Now that you’ve admitted to helping to perpetuate the problem, how do we correct it?
I’ve kind of written off the Ivy League. The truth is that together, Florida State and Ohio State graduate more students than the Ivy League combined. We have to come up with a grand bargain with public universities — where two-thirds of our kids end up — and it looks something like this: Government says we’ll increase your funding, but you need to dramatically increase your efficiencies and lower your cost per student with a mix of Big Tech and more fiscal discipline around some of the ridiculous expenditures. No more administrative bloat — “centers on leadership and sustainability” and deans and administrators with exploded compensation — and UCLA can’t be the Mandarin Oriental Brentwood anymore. We’re going to need schools to double the number of admitted students in ten years on an increasing budget of 50 percent, not 100 percent.
Some public universities are course-correcting. University of California just announced they want to increase freshmen seats across the UC system by 20,000, the equivalent of a campus, by 2030. They see the economy needs more well-trained employees and realize it’s their job to take good kids and give them remarkable opportunities, not just to identify remarkable kids.
In the Varsity Blues scandal, the parents’ crime wasn’t fraud or bribing the universities; their crime was that they tried to do it for $500,000 and not $5 million. If they had been willing to give USC $5 million, they could have called the director of development, they would have had a ribbon cutting, they would have etched their names into the side of a building, and their kids would have gotten in. Some public universities, I think led by the University of California, have said, “Enough is enough — we need to dramatically expand the number of seats.”
You mentioned Big Tech. Let’s go back to your prediction about the coming disruption in higher education, the marriage of elite universities and Big Tech. Have you seen any indicators of, or any movement towards, more online learning in my higher ed?
Yeah, I see it.
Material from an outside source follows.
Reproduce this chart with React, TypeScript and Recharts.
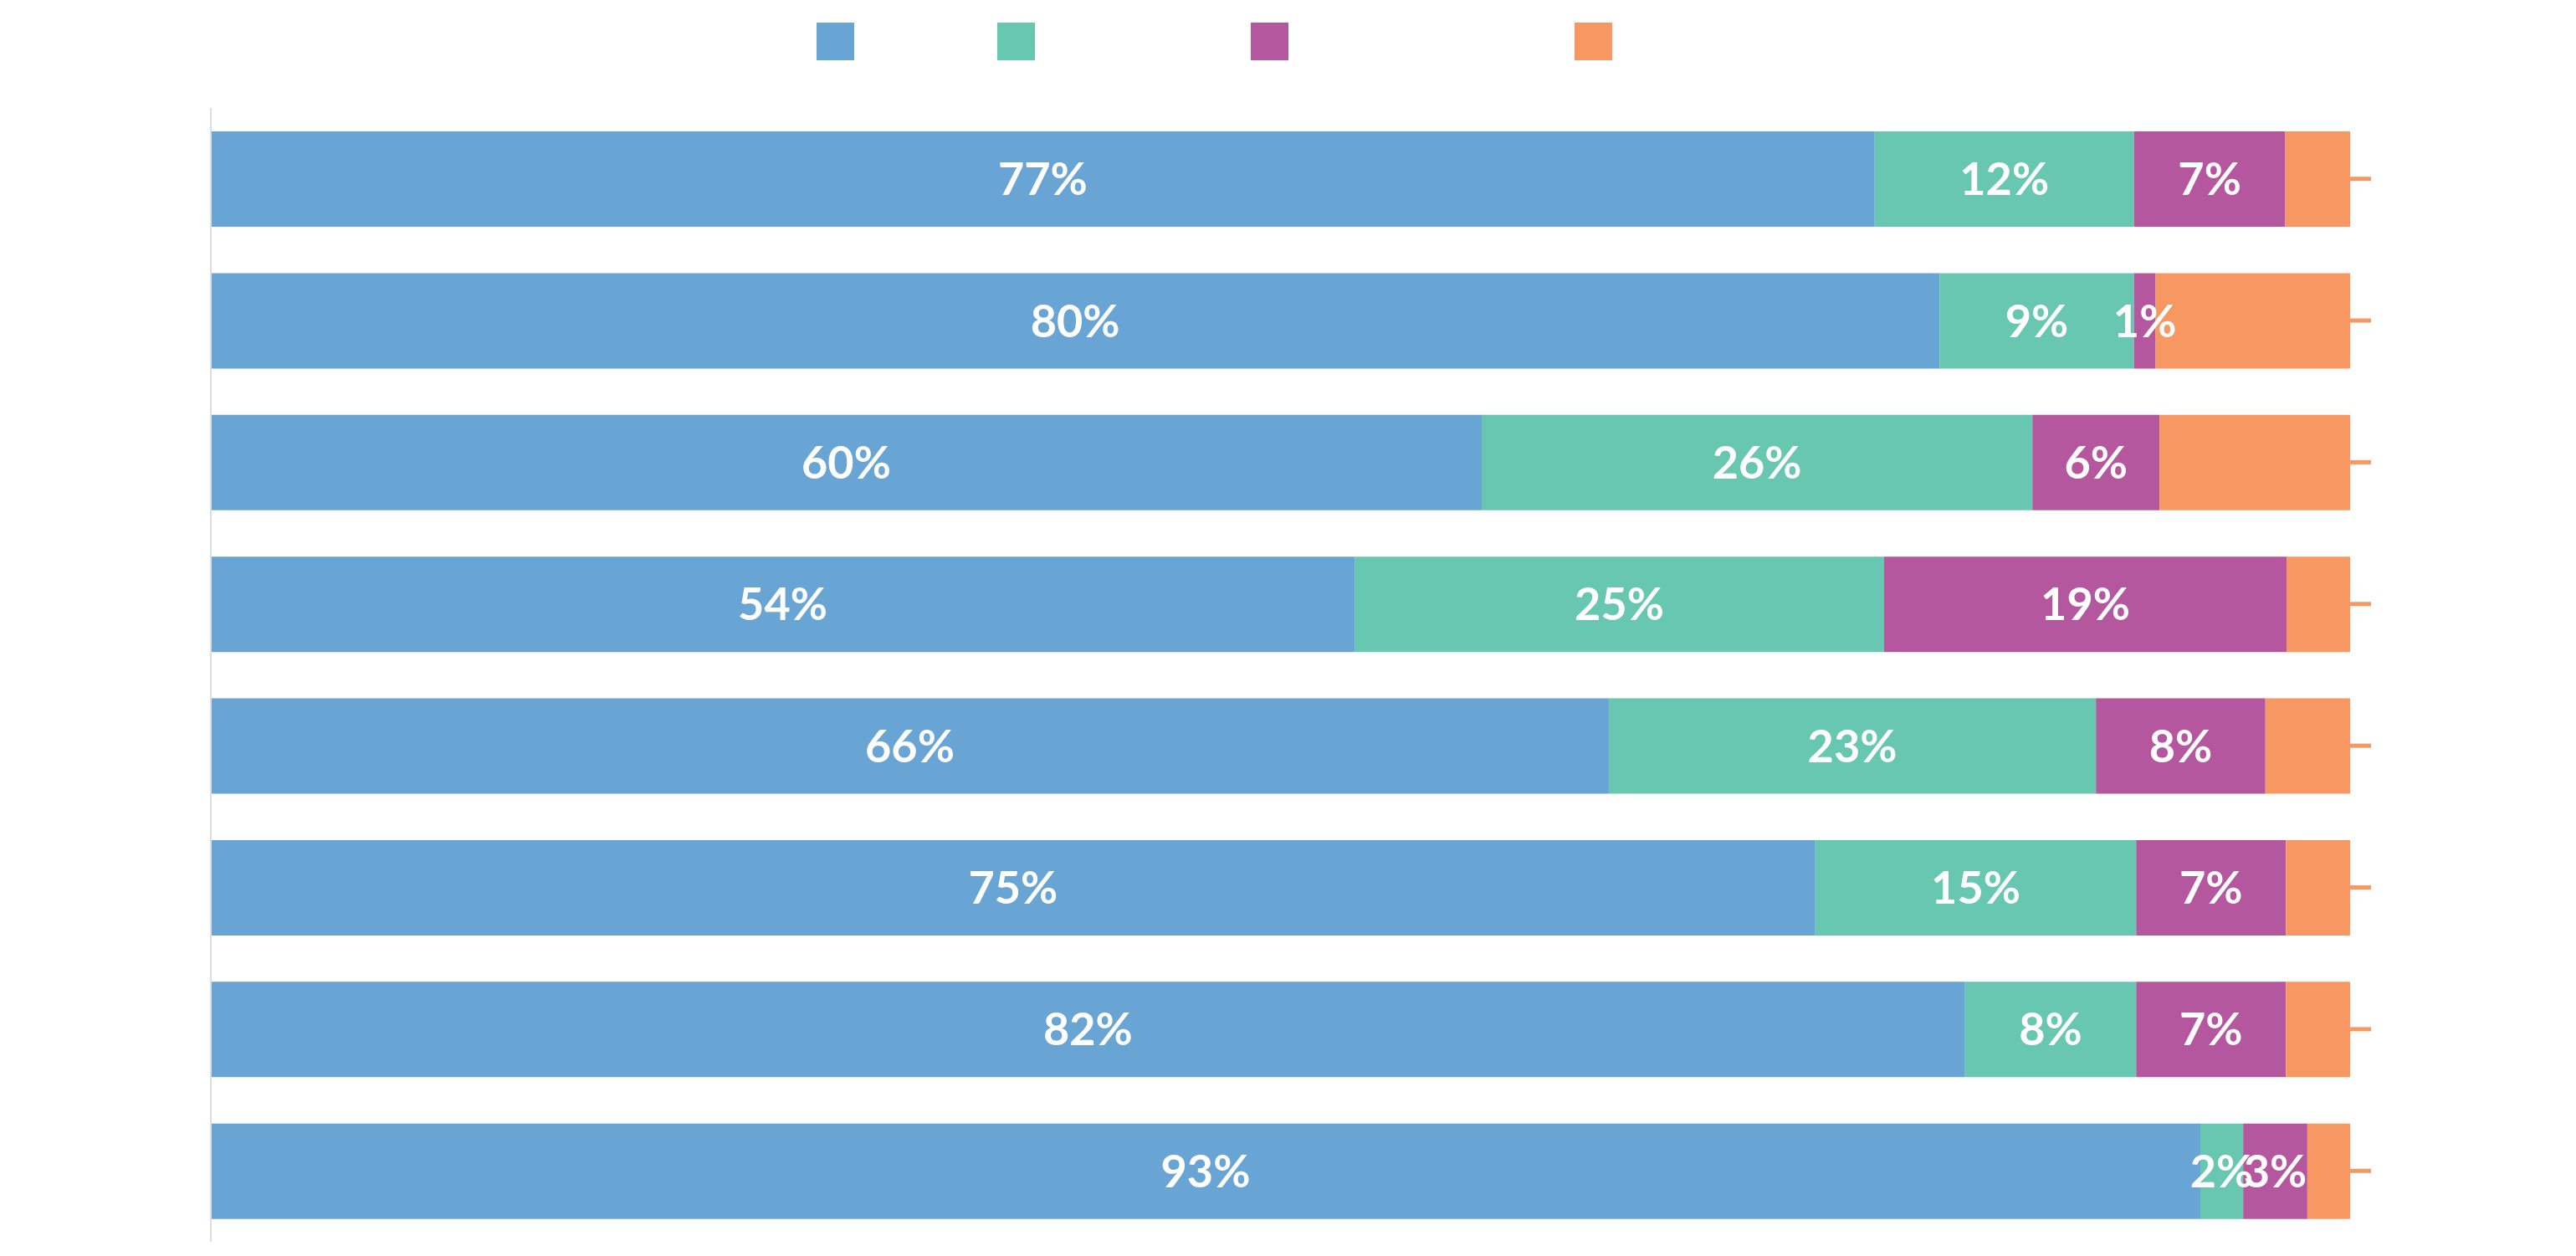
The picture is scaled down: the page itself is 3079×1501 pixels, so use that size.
import React from "react";
import { BarChart, Bar, XAxis, YAxis, LabelList, Legend } from "recharts";

const categories = ["1", "2", "3", "4", "5", "6", "7", "8"];
const blueValues = [77, 80, 60, 54, 66, 75, 82, 93];
const tealValues = [12, 9, 26, 25, 23, 15, 8, 2];
const purpleValues = [7, 1, 6, 19, 8, 7, 7, 3];
const orangeValues = [3, 9, 9, 3, 4, 3, 3, 2];

const seriesKeys = ["blue", "teal", "purple", "orange"];
const seriesColors = ["#68A5D4", "#67C7B0", "#B5579E", "#F79862"];

const data = categories.map((c, i) => ({
  name: c,
  blue: blueValues[i],
  teal: tealValues[i],
  purple: purpleValues[i],
  orange: orangeValues[i],
}));

const W = 3063;
const H = 1485;
const legendItemWidths = [216, 303, 387, 221];
const TICK_LEN = 25;

const LegendContent = () => (
  <div style={{ height: 121, position: "relative", width: W }}>
    <div
      style={{
        position: "absolute",
        top: 19,
        left: 0,
        width: W,
        display: "flex",
        justifyContent: "center",
      }}
    >
      {seriesColors.map((col, i) => (
        <div key={i} style={{ width: legendItemWidths[i], height: 45 }}>
          <div style={{ width: 45, height: 45, background: col }} />
        </div>
      ))}
    </div>
  </div>
);

const RightTick = (props: any) => {
  const { x, y } = props;
  return (
    <line
      x1={x}
      x2={x + TICK_LEN}
      y1={y}
      y2={y}
      stroke="#F79862"
      strokeWidth={5}
    />
  );
};

const labelStyle = {
  fill: "#ffffff",
  fontSize: 54,
  fontWeight: 700,
  fontFamily: "Lato, 'Open Sans', sans-serif",
};

const fmt = (v: any) => `${v}%`;

export default function App() {
  return (
    <div style={{ width: W, height: H }}>
      <BarChart
        width={W}
        height={H}
        data={data}
        layout="vertical"
        stackOffset="expand"
        barSize={114}
        margin={{ top: 0, right: 202, bottom: 9, left: 234 }}
      >
        <Legend
          verticalAlign="top"
          align="left"
          content={<LegendContent />}
          wrapperStyle={{ left: 0, top: 0, width: W, height: 121 }}
        />
        <XAxis type="number" hide domain={[0, 1]} />
        <YAxis
          type="category"
          dataKey="name"
          width={10}
          tick={false}
          tickLine={false}
          axisLine={{ stroke: "#dddddd", strokeWidth: 2 }}
        />
        <YAxis
          yAxisId="right"
          orientation="right"
          type="category"
          dataKey="name"
          width={60}
          axisLine={false}
          tickLine={false}
          tickSize={0}
          tickMargin={0}
          tick={<RightTick />}
        />
        {seriesKeys.map((k, i) => (
          <Bar
            key={k}
            dataKey={k}
            stackId="a"
            fill={seriesColors[i]}
            isAnimationActive={false}
          >
            {k !== "orange" && (
              <LabelList
                dataKey={k}
                position="center"
                formatter={fmt}
                style={labelStyle as any}
                fill="#ffffff"
              />
            )}
          </Bar>
        ))}
      </BarChart>
    </div>
  );
}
I think for the first time, universities see online learning as a tangible threat. In my online start-up, Section4, we’ve tried to hire the 1984 Olympics dream team of faculty. Just in the last three months, we’ve had a lot of universities try to pull back their online products. These institutions that felt they were unassailable all of a sudden feel vulnerable.
There are people who used Napster because they didn’t want to buy the album, or they use Spotify now to listen to two or three songs. There are a lot of people out there who want to take a few classes on supply chain or statistics, but aren’t in a position to go to graduate school. You may hear very well-publicized stories of a woman working her way through graduate school raising kids, but if you’re a single mom, realistically, you just can’t drop a quarter of a million dollars to spend two years in Charlottesville or Ann Arbor. However, taking a Great Course online with testing and cohort learning is a possibility.
How does NYU feel about Section4?
They’ve been supportive, but it helps that I gave them equity in my last start-up, which ended up being worth quite a bit, and they are going to be equity holders in Section4. We also have good partnerships with other universities, too. But there’s no doubt about it, the dynamic has changed.
*Correction: This story has been updated to clarify that every president since Dwight Eisenhower attended college.